I don't know if the Nakamura Family was happy to see us on New Year's Day, but they sure acted like they were glad when we showed up.   Mrs. Nakamura still wore a kimono every day.  When we arrived, their family was usually gathered around their low table, sitting on square zabuton pillows, and David and I joined them after climbing up into their house after removing our shoes.  We went right to the table without being asked, showing the real purpose of why we had come.  We came for the omochi.

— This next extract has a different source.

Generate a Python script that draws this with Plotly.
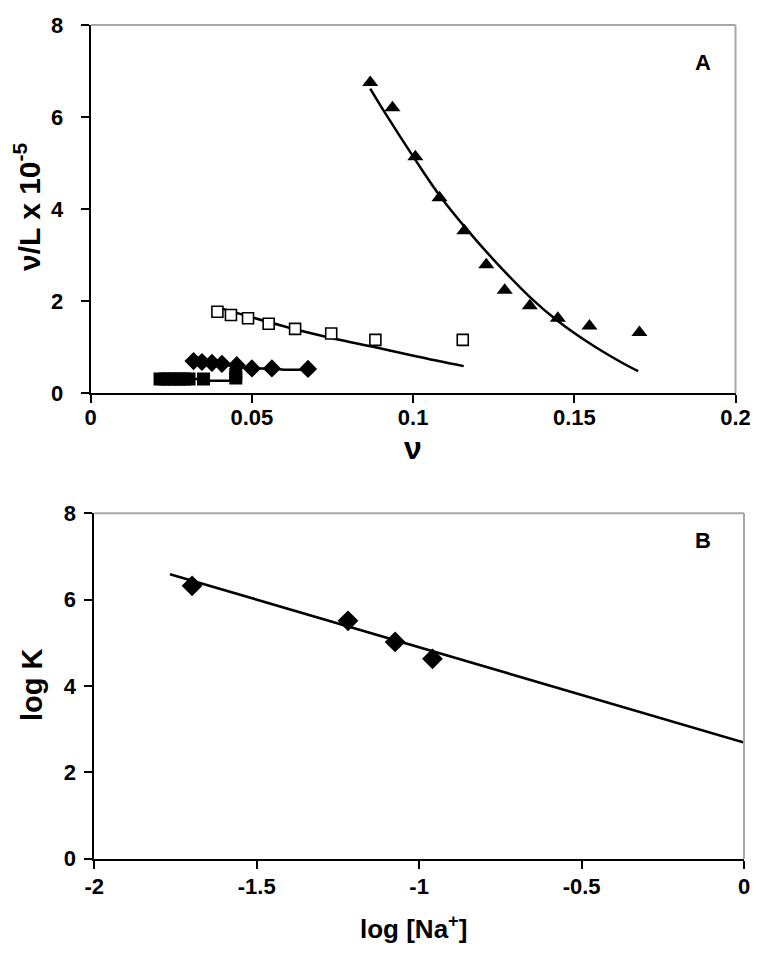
import plotly.graph_objects as go

# ---------------- Panel A data ----------------
tri_x = [0.0867, 0.0936, 0.1007, 0.1082, 0.1159, 0.1227, 0.1284, 0.1362, 0.1449, 0.1547, 0.1702]
tri_y = [6.75, 6.20, 5.14, 4.25, 3.53, 2.79, 2.24, 1.90, 1.63, 1.46, 1.32]
tri_fit_x = [0.0867, 0.0914, 0.1007, 0.1085, 0.1168, 0.1250, 0.1364, 0.1449, 0.1540, 0.1644, 0.1698]
tri_fit_y = [6.62, 6.08, 5.07, 4.27, 3.55, 2.90, 2.08, 1.57, 1.12, 0.68, 0.48]

osq_x = [0.0393, 0.0435, 0.0488, 0.0552, 0.0634, 0.0746, 0.0883, 0.1154]
osq_y = [1.77, 1.70, 1.63, 1.51, 1.40, 1.30, 1.16, 1.16]
osq_fit_x = [0.0402, 0.0634, 0.0753, 0.0883, 0.1012, 0.1157]
osq_fit_y = [1.85, 1.39, 1.19, 1.00, 0.80, 0.59]

dia_x = [0.0319, 0.0345, 0.0376, 0.0407, 0.0453, 0.0500, 0.0562, 0.0674]
dia_y = [0.70, 0.68, 0.66, 0.64, 0.61, 0.54, 0.54, 0.53]
dia_fit_x = [0.0319, 0.0407, 0.0453, 0.0500, 0.0562, 0.0600, 0.0674]
dia_fit_y = [0.69, 0.63, 0.58, 0.54, 0.54, 0.51, 0.51]

fsq_x = [0.0215, 0.0230, 0.0245, 0.0260, 0.0275, 0.0290, 0.0305, 0.0350, 0.0450, 0.0450]
fsq_y = [0.31, 0.31, 0.31, 0.31, 0.31, 0.31, 0.31, 0.31, 0.41, 0.33]
fsq_fit_x = [0.0215, 0.0350, 0.0365, 0.0440, 0.0440, 0.0450]
fsq_fit_y = [0.31, 0.31, 0.27, 0.27, 0.45, 0.55]

a_xticks = [0, 0.05, 0.1, 0.15, 0.2]
a_xtick_text = ["0", "0.05", "0.1", "0.15", "0.2"]
a_yticks = [0, 2, 4, 6, 8]

# ---------------- Panel B data ----------------
b_x = [-1.699, -1.219, -1.074, -0.959]
b_y = [6.32, 5.51, 5.02, 4.63]
b_fit_x = [-1.767, 0.0]
b_fit_y = [6.59, 2.69]
b_xticks = [-2, -1.5, -1, -0.5, 0]
b_xtick_text = ["-2", "-1.5", "-1", "-0.5", "0"]
b_yticks = [0, 2, 4, 6, 8]

FONT = "Liberation Sans, Arial, sans-serif"
LINE_W = 2.5

# page body has an 8px margin; size the figure so it fits the window
OFF = 8
W, H = 758 - 2 * OFF, 956 - 2 * OFF


def px(x):
    return (x - OFF) / W


def py(y):
    return 1 - (y - OFF) / H


fig = go.Figure()


def line(x, y, xa, ya, shape="linear"):
    fig.add_trace(go.Scatter(x=x, y=y, mode="lines", xaxis=xa, yaxis=ya,
                             line=dict(color="black", width=LINE_W, shape=shape),
                             showlegend=False, hoverinfo="skip"))


def pts(x, y, xa, ya, symbol, size, filled=True):
    fig.add_trace(go.Scatter(x=x, y=y, mode="markers", xaxis=xa, yaxis=ya,
                             marker=dict(symbol=symbol, size=size,
                                         color="black" if filled else "white",
                                         line=dict(color="black", width=0 if filled else 1.6)),
                             showlegend=False))


# Panel A
line(tri_fit_x, tri_fit_y, "x", "y", shape="spline")
line(osq_fit_x, osq_fit_y, "x", "y", shape="spline")
line(dia_fit_x, dia_fit_y, "x", "y")
line(fsq_fit_x, fsq_fit_y, "x", "y")
pts(tri_x, tri_y, "x", "y", "triangle-up", 14)
pts(osq_x, osq_y, "x", "y", "square", 11, filled=False)
pts(dia_x, dia_y, "x", "y", "diamond", 14)
pts(fsq_x, fsq_y, "x", "y", "square", 13)

# Panel B
line(b_fit_x, b_fit_y, "x2", "y2")
pts(b_x, b_y, "x2", "y2", "diamond", 16)

tickfont = dict(family=FONT, size=22, color="black", weight="bold")
axis_common = dict(showgrid=False, zeroline=False, showline=True, linecolor="black",
                   linewidth=2, ticks="outside", ticklen=8, tickwidth=1.5,
                   tickcolor="black", tickfont=tickfont, mirror=False, automargin=False,
                   ticklabeloverflow="allow")

fig.update_layout(
    width=W, height=H,
    margin=dict(l=0, r=0, t=0, b=0),
    paper_bgcolor="white", plot_bgcolor="white",
    font=dict(family=FONT, color="black"),
    xaxis=dict(domain=[px(90.7), px(735.5)], range=[0, 0.2], anchor="y",
               tickvals=a_xticks, ticktext=a_xtick_text, ticklabelstandoff=-5, **axis_common),
    yaxis=dict(domain=[py(393.3), py(25)], range=[0, 8], anchor="x",
               tickvals=a_yticks, ticklabelstandoff=13, **axis_common),
    xaxis2=dict(domain=[px(94.3), px(744)], range=[-2, 0], anchor="y2",
                tickvals=b_xticks, ticktext=b_xtick_text, ticklabelstandoff=-1, **axis_common),
    yaxis2=dict(domain=[py(858.7), py(513.3)], range=[0, 8], anchor="x2",
                tickvals=b_yticks, ticklabelstandoff=4, **axis_common),
)

# gray top/right borders
for xa, ya in [("x", "y"), ("x2", "y2")]:
    fig.add_shape(type="line", xref=f"{xa} domain", yref=f"{ya} domain",
                  x0=0, x1=1, y0=1, y1=1, line=dict(color="#a6a6a6", width=2))
    fig.add_shape(type="line", xref=f"{xa} domain", yref=f"{ya} domain",
                  x0=1, x1=1, y0=0, y1=1, line=dict(color="#a6a6a6", width=2))

title_font = dict(family=FONT, size=30, color="black", weight="bold")


def ann(text, x, y, font, angle=0):
    return dict(text=text, x=px(x), y=py(y), xref="paper", yref="paper",
                xanchor="center", yanchor="middle", showarrow=False,
                textangle=angle, font=font)


annotations = [
    ann("A", 703, 62, dict(family=FONT, size=22, color="black", weight="bold")),
    ann("B", 703, 540, dict(family=FONT, size=22, color="black", weight="bold")),
    ann("ν", 413, 448, dict(family=FONT, size=32, color="black", weight="bold")),
    ann("ν/L x 10<sup>-5</sup>", 27, 207, title_font, -90),
    ann("log K", 32, 685, dict(family=FONT, size=29, color="black", weight="bold"), -90),
    ann("log [Na<sup>+</sup>]", 413, 927, dict(family=FONT, size=26, color="black", weight="bold")),
]
fig.update_layout(annotations=annotations)

fig.write_html("out.html")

Omochi is rice that has been pounded and pounded and pounded into a sticky gooey dense cake. The Nakamuras kept a little grill on top of their small table at New Years, and Mrs. Nakamura offered David and me a piece or two.  Of course we agreed, since that was why we had come.  She placed a couple of pieces on the grill, and we waited with anticipation, just like the rest of the Nakamuras, for the pieces to puff up, turning from a hard brick to the gooey, chewy treat.  As it cooked, Mrs. Nakamura warned us about eating it too fast, telling us about the number of Japanese people who had died the previous New Year holiday choking on omochi.

When the omochi was ready, puffing up to double its size, a round air bubble poofing in the middle and the bottom turning a crispy brown, she used her chopsticks to place the hot piece on top of a piece of nori (seaweed) on a plate for each of us, and gave us some shoyu (soy sauce) to dip it in.  Then they watched us eat it, all the Nakamuras, smiling at our pleasure.  What a show we must have provided.

I am missing omochi today.  I can buy it at Saigon Market, the oriental food store, but I can't make it like Mrs. Nakamura did, kneeling next to us in her gray kimono, her hair pulled back in a bun.